There were two by fours mounted horizontally across the wall with 1 x 4 spacers mounted behind them so that the 2 x 4s stuck out slightly off the wall.

At the start of the wall, these were mounted at foot height and roughly eye level so that you had foot and hand holds. Once you shimmied out over the water though, the lower boards disappeared so that an athlete only had hand holds to grip. The intent of the exercise being hold on with your hands and shuffle your feet along the vertical surface of the muddy slick plywood wall. You essentially were expected to ‘spider man’ your way across.

As I waited in the queue to take my turn I realized that with the way the wall was constructed with a little bit of effort it would be possible to scale to the very top of the wall. Then I could use the top of the wall for hand holds and the rail that was intended to be a hand rail as a foot rail. I mentioned this to my team mate Nat and I told him, “Adapt and overcome right? I’m gonna go for it.” So I did.

I stepped up to the wall, scaled straight to the top and then shimmied across. About halfway there I overheard someone in the line behind me shouting, “Hey! That guy’s cheating!”

I looked back and called out, “Didn’t you listen to the safety briefing at the start line? The man clearly said ‘work smarter, not harder.’ ” And that’s absolutely true. The ‘host’ who primes the group and delivers the course safety briefing reinforces that idea using those exact words more than once.
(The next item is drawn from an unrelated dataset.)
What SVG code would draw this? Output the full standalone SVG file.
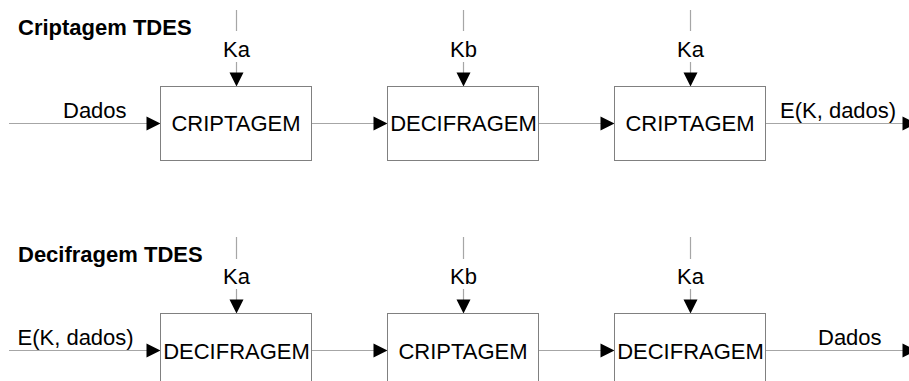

When I climbed down the far side on dry land I was immediately met by a range safety volunteer who got very close and personal and in no uncertain terms told me, “Let’s not have any more cheating out here today, all right?”

I looked him straight in the eye and said, “Yes, sir.” After our full team reached the far side, we regrouped and went on our way to complete the course.

Looking back at it now, while I still contend my technique was more secure and therefore better for me, the reality is I was 16 ft up. If made a misstep and fell, there was only 3-4 feet of water in that pool. The results could have been catastrophic.

So, let’s put it to the group. Did I cheat or did I adapt and overcome with a creative solution? I know what I think, but I’m curious to hear folks’ thoughts.